*Your objective*: Filter the entries and keep only the lines where the string "code" appears.

*Recorded information*:
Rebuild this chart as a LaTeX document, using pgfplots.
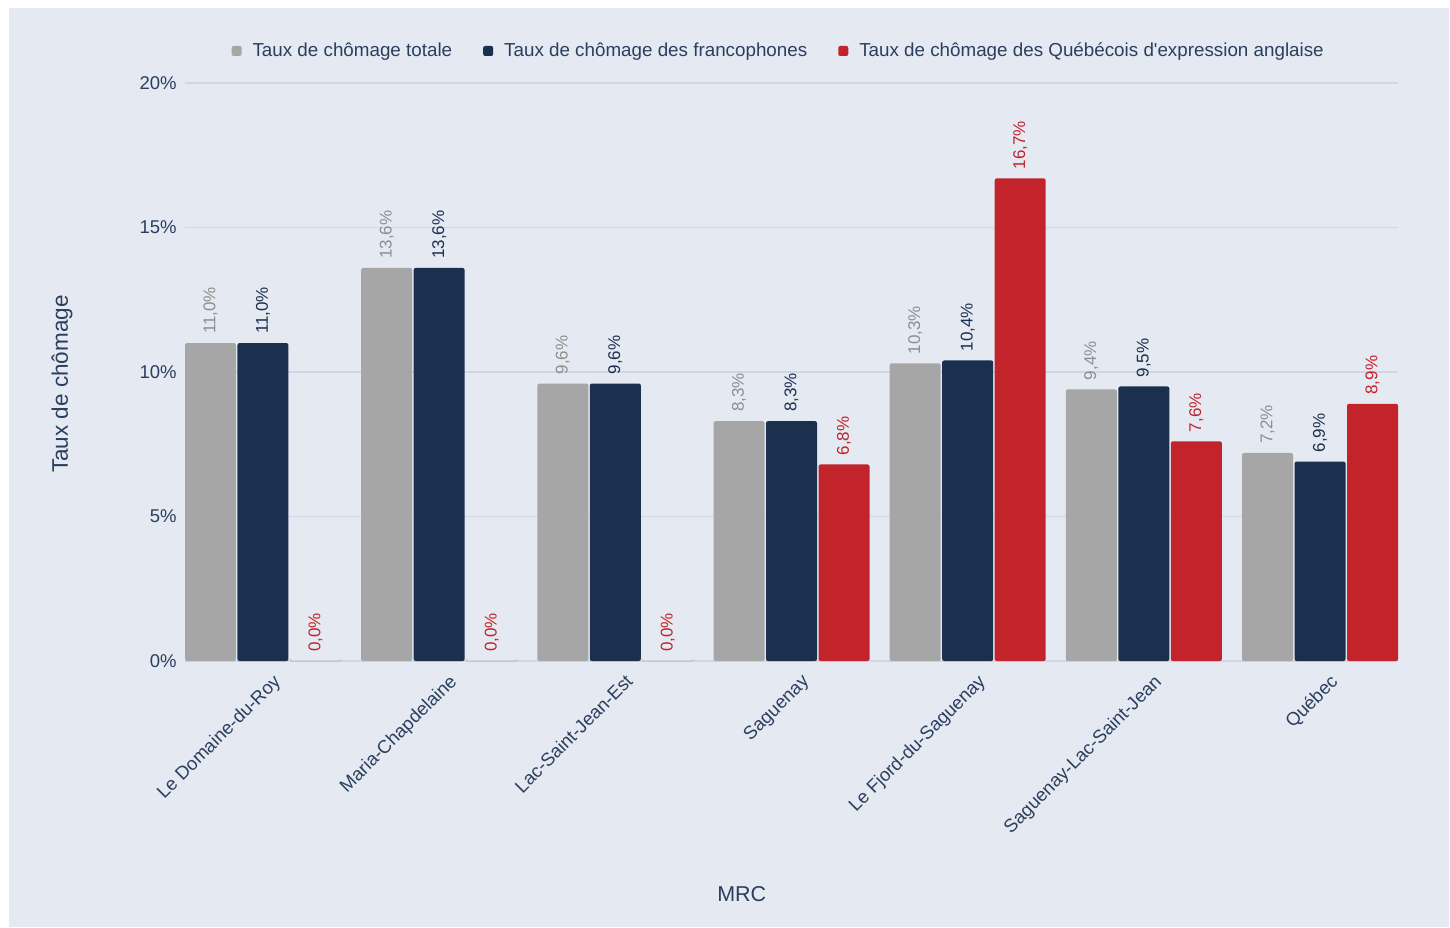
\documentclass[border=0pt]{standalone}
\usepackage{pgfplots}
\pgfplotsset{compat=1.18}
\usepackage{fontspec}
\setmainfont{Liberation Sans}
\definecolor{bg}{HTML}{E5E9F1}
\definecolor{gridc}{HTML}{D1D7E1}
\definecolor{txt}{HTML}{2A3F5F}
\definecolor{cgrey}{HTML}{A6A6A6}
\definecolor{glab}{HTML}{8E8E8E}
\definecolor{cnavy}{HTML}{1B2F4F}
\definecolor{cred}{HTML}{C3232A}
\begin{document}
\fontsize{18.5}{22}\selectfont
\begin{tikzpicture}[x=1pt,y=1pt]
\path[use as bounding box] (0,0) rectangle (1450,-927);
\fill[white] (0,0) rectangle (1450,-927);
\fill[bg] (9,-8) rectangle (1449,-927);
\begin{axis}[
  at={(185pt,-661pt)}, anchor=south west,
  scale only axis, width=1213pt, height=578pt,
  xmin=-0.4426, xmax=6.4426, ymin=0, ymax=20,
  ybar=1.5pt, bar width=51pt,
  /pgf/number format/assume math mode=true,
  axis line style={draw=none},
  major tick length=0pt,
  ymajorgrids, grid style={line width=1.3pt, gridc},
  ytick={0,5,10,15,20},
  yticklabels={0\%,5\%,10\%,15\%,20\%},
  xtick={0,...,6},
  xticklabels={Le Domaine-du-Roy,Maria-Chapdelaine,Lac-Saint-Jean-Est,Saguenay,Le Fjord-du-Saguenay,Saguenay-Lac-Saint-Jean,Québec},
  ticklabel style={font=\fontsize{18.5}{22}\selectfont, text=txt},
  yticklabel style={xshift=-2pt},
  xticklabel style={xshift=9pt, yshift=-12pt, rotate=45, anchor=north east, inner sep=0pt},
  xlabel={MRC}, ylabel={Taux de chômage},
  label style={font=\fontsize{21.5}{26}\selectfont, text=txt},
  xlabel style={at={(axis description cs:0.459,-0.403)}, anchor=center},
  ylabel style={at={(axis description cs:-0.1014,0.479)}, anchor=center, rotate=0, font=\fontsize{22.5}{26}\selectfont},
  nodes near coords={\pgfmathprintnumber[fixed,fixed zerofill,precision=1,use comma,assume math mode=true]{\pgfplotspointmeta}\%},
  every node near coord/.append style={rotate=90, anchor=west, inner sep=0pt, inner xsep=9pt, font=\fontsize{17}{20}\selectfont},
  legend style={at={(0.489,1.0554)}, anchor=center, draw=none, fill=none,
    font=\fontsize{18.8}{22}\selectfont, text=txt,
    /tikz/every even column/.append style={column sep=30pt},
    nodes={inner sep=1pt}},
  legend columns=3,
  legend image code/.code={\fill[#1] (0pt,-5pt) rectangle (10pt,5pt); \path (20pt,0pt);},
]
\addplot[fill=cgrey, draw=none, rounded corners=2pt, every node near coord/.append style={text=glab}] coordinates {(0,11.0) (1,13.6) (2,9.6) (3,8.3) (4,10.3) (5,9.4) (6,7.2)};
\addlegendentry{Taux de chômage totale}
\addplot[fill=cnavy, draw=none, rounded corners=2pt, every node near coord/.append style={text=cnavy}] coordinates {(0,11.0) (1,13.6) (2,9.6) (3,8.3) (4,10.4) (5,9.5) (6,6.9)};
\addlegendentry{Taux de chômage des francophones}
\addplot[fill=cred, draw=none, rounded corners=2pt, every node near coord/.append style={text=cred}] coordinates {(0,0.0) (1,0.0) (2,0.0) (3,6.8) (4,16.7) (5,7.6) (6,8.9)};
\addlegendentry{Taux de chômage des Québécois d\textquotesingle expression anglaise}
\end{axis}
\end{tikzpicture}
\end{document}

...

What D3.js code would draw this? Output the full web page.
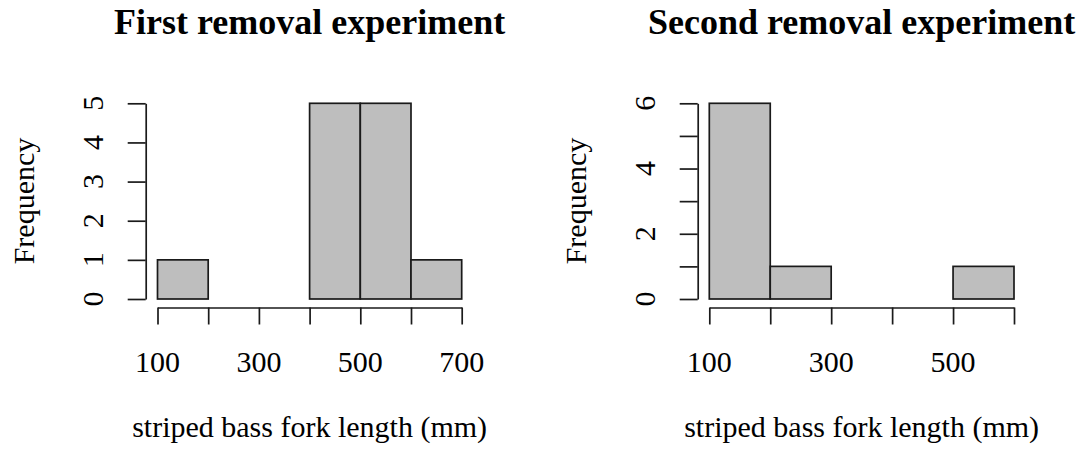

*Task result*:
  legend image code/.code={\fill[#1] (0pt,-5pt) rectangle (10pt,5pt); \path (20pt,0pt);},
What D3.js code would draw this? Output the full web page.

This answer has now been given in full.